Once the cover is on, loosely install the fasteners. Don’t tighten them down until you center the cam bore on the camshaft. If you don’t have it centered, you’ll have a tough time keeping a working cam seal. In fact, you can get it so far off-center that I suspect you might have trouble setting the points.
Now install the cam and crankshaft seals. You can use an appropriately sized socket to tap them in. Rub motor oil on them first to lubricate them. Be careful to get them straight. I had a tough time getting the crank seal in straight. The cam seal was easy.
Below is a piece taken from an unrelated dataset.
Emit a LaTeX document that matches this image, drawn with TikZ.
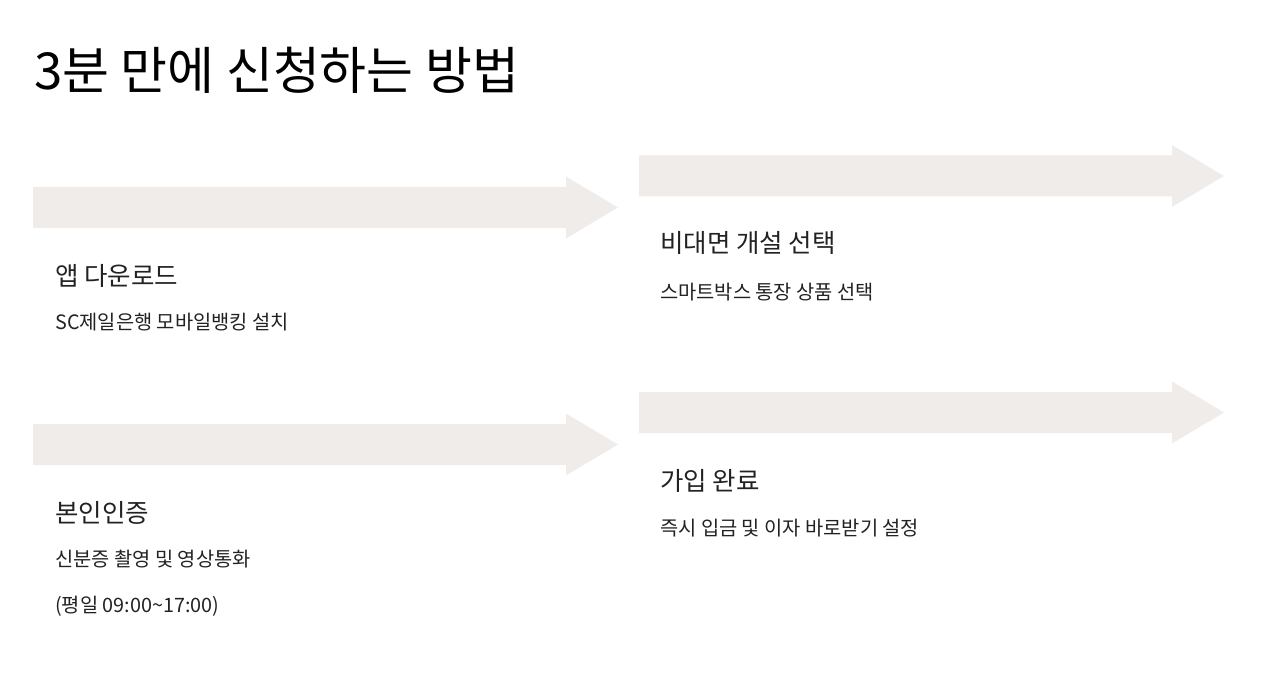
\documentclass[tikz,border=0pt]{standalone}
\usepackage{fontspec}
\setmainfont{Noto Sans CJK KR}
\definecolor{arrowfill}{HTML}{F0ECEA}
\definecolor{txt}{HTML}{222222}
\tikzset{
  bigarrow/.style={fill=arrowfill, draw=none},
  ttl/.style={anchor=west, inner sep=0, font=\fontsize{51}{51}\selectfont, text=black},
  head/.style={anchor=west, inner sep=0, font=\fontsize{25.5}{25.5}\selectfont, text=txt},
  sub/.style={anchor=west, inner sep=0, font=\fontsize{19.8}{19.8}\selectfont, text=txt}
}
\begin{document}
\begin{tikzpicture}[x=1pt,y=-1pt]
\useasboundingbox (0,0) rectangle (1274,684);
\newcommand{\arr}[3]{% x0, ycenter, xtip
  \fill[bigarrow] (#1,#2-20.5) -- (#3-52,#2-20.5) -- (#3-52,#2-31) -- (#3,#2) -- (#3-52,#2+31) -- (#3-52,#2+20.5) -- (#1,#2+20.5) -- cycle;}
\arr{33}{207.5}{618}
\arr{639}{176}{1224}
\arr{33}{444.5}{618}
\arr{639}{412.5}{1224}
\node[ttl] (t) at (34,70) {3분 만에 신청하는 방법};
\node[head] (h1) at (55,276) {앱 다운로드};
\node[sub] (s1) at (55,322) {SC제일은행 모바일뱅킹 설치};
\node[head] (h2) at (660,243) {비대면 개설 선택};
\node[sub] (s2) at (660,292) {스마트박스 통장 상품 선택};
\node[head] (h3) at (55,513) {본인인증};
\node[sub] (s3) at (55,559) {신분증 촬영 및 영상통화};
\node[sub] (s3b) at (55,606) {(평일 09:00\textasciitilde17:00)};
\node[head] (h4) at (660,481) {가입 완료};
\node[sub] (s4) at (660,528) {즉시 입금 및 이자 바로받기 설정};
\end{tikzpicture}
\end{document}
Once the timing cover is on, the rest of the job is pretty straightforward, just put the parts back on in the reverse order of removal. Don’t forget to put the wire back on the starter motor before putting the starter cover back on. This would be a good time to clean the connections going to the starter motor.
When I got my engine back together and the bike was running again I was quite pleased with the reduced clatter. Well worth the effort.